[Stored entries]

━━━━━━━━━━━━━━━━━━━━━━━━━━━━━━

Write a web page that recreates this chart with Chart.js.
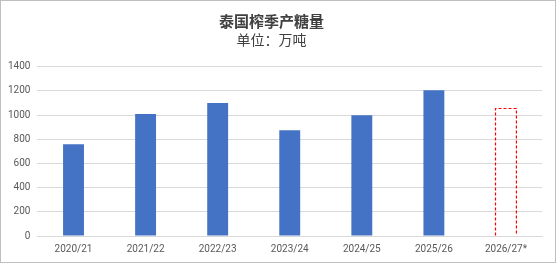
<!DOCTYPE html>
<html>
<head>
<meta charset="utf-8">
<script src="https://cdn.jsdelivr.net/npm/chart.js@4"></script>
<style>
  html, body { margin: 0; padding: 0; background: #fff; }
  #wrap { width: 556px; height: 263px; box-sizing: border-box; border: 1px solid #bfbfbf; position: relative; }
</style>
</head>
<body>
<div id="wrap"><canvas id="sugarBar"></canvas></div>
<script>
const seasons = ['2020/21', '2021/22', '2022/23', '2023/24', '2024/25', '2025/26', '2026/27*']
const output = [760, 1010, 1100, 875, 1000, 1205, 1055]
const forecastIndex = 6
const yTicks = [0, 200, 400, 600, 800, 1000, 1200, 1400]

const titleFont = "'Noto Sans CJK SC', 'Noto Sans', sans-serif"
const tickFont = "Roboto, 'Liberation Sans', sans-serif"

// dashed outline for the forecast bar (Chart.js bars have no borderDash)
const dashedBar = {
    id: 'dashedBar',
    afterDatasetsDraw(chart) {
        const bar = chart.getDatasetMeta(0).data[forecastIndex]
        const { x, y, base, width } = bar.getProps(['x', 'y', 'base', 'width'], true)
        const c = chart.ctx
        c.save()
        c.strokeStyle = '#ff0000'
        c.lineWidth = 1.2
        c.setLineDash([3, 2])
        c.beginPath()
        c.moveTo(x - width / 2, base)
        c.lineTo(x - width / 2, y)
        c.lineTo(x + width / 2, y)
        c.lineTo(x + width / 2, base)
        c.stroke()
        c.restore()
    }
}

const ctx = document.getElementById('sugarBar').getContext('2d')
const sugarChart = new Chart(ctx, {
    type: 'bar',
    data: {
        labels: seasons,
        datasets: [{
            data: output,
            backgroundColor: seasons.map((s, i) => i === forecastIndex ? 'rgba(0,0,0,0)' : '#4472c4'),
            borderWidth: 0,
            barPercentage: 0.29,
            categoryPercentage: 1
        }]
    },
    options: {
        responsive: true,
        maintainAspectRatio: false,
        animation: false,
        layout: { padding: { left: 0, right: 13, top: 4, bottom: 0 } },
        plugins: {
            legend: { display: false },
            tooltip: { enabled: false },
            title: {
                display: true,
                text: '泰国榨季产糖量',
                color: '#404040',
                font: { family: titleFont, size: 15, weight: 'bold' },
                padding: { top: 7, bottom: 0 }
            },
            subtitle: {
                display: true,
                text: '单位：万吨',
                color: '#404040',
                font: { family: titleFont, size: 14 },
                padding: { top: 1, bottom: 19 }
            }
        },
        scales: {
            x: {
                grid: { display: false, drawTicks: false },
                border: { color: '#d9d9d9' },
                ticks: { color: '#595959', font: { family: tickFont, size: 10 }, padding: 7 }
            },
            y: {
                min: 0,
                max: 1400,
                afterBuildTicks: axis => { axis.ticks = yTicks.map(v => ({ value: v })) },
                grid: { color: '#d9d9d9', drawTicks: false },
                border: { display: false },
                ticks: { color: '#595959', font: { family: tickFont, size: 10 }, padding: 7, callback: v => String(v) }
            }
        }
    },
    plugins: [dashedBar]
})
</script>
</body>
</html>
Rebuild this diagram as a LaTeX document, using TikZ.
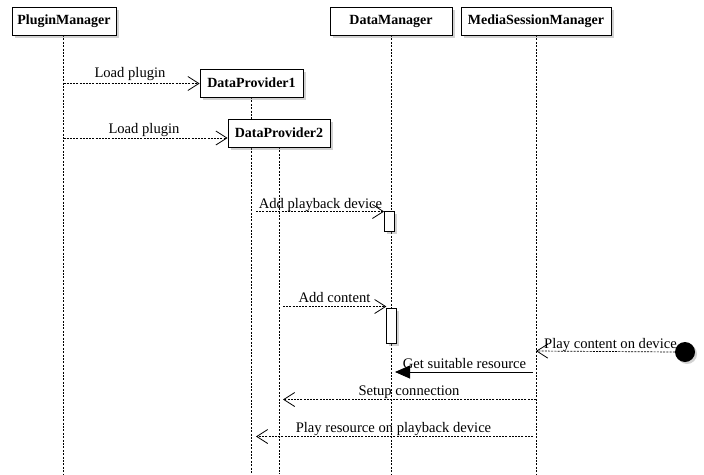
\documentclass[tikz,border=0pt]{standalone}
\usepackage{fontspec}
\setmainfont{Liberation Serif}
\usetikzlibrary{arrows.meta,shadows}
\begin{document}
\begin{tikzpicture}[x=1pt,y=-1pt,
  lifebox/.style={draw=black,line width=0.8pt,fill=white,inner sep=0pt,
    minimum height=28pt,font=\fontsize{14}{16}\selectfont\bfseries,
    drop shadow={shadow xshift=2.5pt,shadow yshift=-2.5pt,opacity=0.35}},
  lifeline/.style={line width=0.6pt,dash pattern=on 2pt off 1.4pt},
  actbox/.style={draw=black,line width=0.8pt,fill=white,
    drop shadow={shadow xshift=2.5pt,shadow yshift=-2.5pt,opacity=0.35}},
  msg/.style={line width=0.7pt,dash pattern=on 2pt off 1.2pt,
    -{Straight Barb[length=11pt,width=14pt,line width=0.8pt]}},
  call/.style={line width=0.9pt,-{Triangle[length=15pt,width=13pt]}},
  lbl/.style={anchor=base,inner sep=0pt,font=\fontsize{14.6}{16}\selectfont}]

\useasboundingbox (0,0) rectangle (704,474);
\fill[white] (0,0) rectangle (704,474);

% lifelines
\draw[lifeline] (63.5,35) -- (63.5,474);
\draw[lifeline] (391,35) -- (391,474);
\draw[lifeline] (536,35) -- (536,474);
\draw[lifeline] (251.5,97) -- (251.5,474);
\draw[lifeline] (279,147) -- (279,474);

% participants
\node[lifebox,minimum width=104pt] (pm) at (64,21) {PluginManager};
\node[lifebox,minimum width=122pt] (dm) at (391,21) {DataManager};
\node[lifebox,minimum width=150pt] (msm) at (536,21) {MediaSessionManager};
\node[lifebox,minimum width=103pt] (dp1) at (251.5,83) {DataProvider1};
\node[lifebox,minimum width=102pt] (dp2) at (279,133) {DataProvider2};

% activation bars on DataManager
\node[actbox,minimum width=10pt,minimum height=20pt,inner sep=0pt] (act1) at (389.5,221) {};
\node[actbox,minimum width=9.5pt,minimum height=35pt,inner sep=0pt] (act2) at (391.5,325.5) {};

% external trigger
\node[circle,fill=black,minimum size=20pt,inner sep=0pt,
  drop shadow={shadow xshift=2pt,shadow yshift=-2pt,opacity=0.35}] (start) at (685,352) {};

% message end points
\coordinate (l1a) at (63.5,83.5);   \coordinate (l1b) at (dp1.west |- l1a);
\coordinate (l2a) at (63.5,138);    \coordinate (l2b) at (dp2.west |- l2a);
\coordinate (apd) at (256,211.5);   \coordinate (apdEnd) at (act1.west |- apd);
\coordinate (ac) at (283,306.5);    \coordinate (acEnd) at (act2.west |- ac);
\coordinate (pcd) at (536,351);
\coordinate (gsr) at (533,372);     \coordinate (gsrEnd) at (395,372);
\coordinate (sc) at (536,399.5);    \coordinate (scEnd) at (283,399.5);
\coordinate (prp) at (533,436.5);   \coordinate (prpEnd) at (256,436.5);

% messages
\draw[msg] (l1a) -- (l1b);
\node[lbl] (t1) at (130,77) {Load plugin};
\draw[msg] (l2a) -- (l2b);
\node[lbl] (t2) at (144,133) {Load plugin};
\draw[msg] (apd) -- (apdEnd);
\node[lbl] (t3) at (320.5,208) {Add playback device};
\draw[msg] (ac) -- (acEnd);
\node[lbl] (t4) at (334.5,302) {Add content};
\draw[msg] (start.west) -- (pcd);
\node[lbl] (t5) at (610.5,348) {Play content on device};
\draw[call] (gsr) -- (gsrEnd);
\node[lbl] (t6) at (464.5,368) {Get suitable resource};
\draw[msg] (sc) -- (scEnd);
\node[lbl] (t7) at (409,395.5) {Setup connection};
\draw[msg] (prp) -- (prpEnd);
\node[lbl] (t8) at (393.5,432.5) {Play resource on playback device};
\end{tikzpicture}
\end{document}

━━━━━━━━━━━━━━━━━━━━━━━━━━━━━━

§ EXERCISE DETAILS
Using the data above, print only the lines starting at the one with "Rebuild this diagram" and ending at the one with "(start) at (685,352)", exactly as they stand, minus the pictures.

§ FULL ANSWER
Rebuild this diagram as a LaTeX document, using TikZ.
\documentclass[tikz,border=0pt]{standalone}
\usepackage{fontspec}
\setmainfont{Liberation Serif}
\usetikzlibrary{arrows.meta,shadows}
\begin{document}
\begin{tikzpicture}[x=1pt,y=-1pt,
  lifebox/.style={draw=black,line width=0.8pt,fill=white,inner sep=0pt,
    minimum height=28pt,font=\fontsize{14}{16}\selectfont\bfseries,
    drop shadow={shadow xshift=2.5pt,shadow yshift=-2.5pt,opacity=0.35}},
  lifeline/.style={line width=0.6pt,dash pattern=on 2pt off 1.4pt},
  actbox/.style={draw=black,line width=0.8pt,fill=white,
    drop shadow={shadow xshift=2.5pt,shadow yshift=-2.5pt,opacity=0.35}},
  msg/.style={line width=0.7pt,dash pattern=on 2pt off 1.2pt,
    -{Straight Barb[length=11pt,width=14pt,line width=0.8pt]}},
  call/.style={line width=0.9pt,-{Triangle[length=15pt,width=13pt]}},
  lbl/.style={anchor=base,inner sep=0pt,font=\fontsize{14.6}{16}\selectfont}]

\useasboundingbox (0,0) rectangle (704,474);
\fill[white] (0,0) rectangle (704,474);

% lifelines
\draw[lifeline] (63.5,35) -- (63.5,474);
\draw[lifeline] (391,35) -- (391,474);
\draw[lifeline] (536,35) -- (536,474);
\draw[lifeline] (251.5,97) -- (251.5,474);
\draw[lifeline] (279,147) -- (279,474);

% participants
\node[lifebox,minimum width=104pt] (pm) at (64,21) {PluginManager};
\node[lifebox,minimum width=122pt] (dm) at (391,21) {DataManager};
\node[lifebox,minimum width=150pt] (msm) at (536,21) {MediaSessionManager};
\node[lifebox,minimum width=103pt] (dp1) at (251.5,83) {DataProvider1};
\node[lifebox,minimum width=102pt] (dp2) at (279,133) {DataProvider2};

% activation bars on DataManager
\node[actbox,minimum width=10pt,minimum height=20pt,inner sep=0pt] (act1) at (389.5,221) {};
\node[actbox,minimum width=9.5pt,minimum height=35pt,inner sep=0pt] (act2) at (391.5,325.5) {};

% external trigger
\node[circle,fill=black,minimum size=20pt,inner sep=0pt,
  drop shadow={shadow xshift=2pt,shadow yshift=-2pt,opacity=0.35}] (start) at (685,352) {};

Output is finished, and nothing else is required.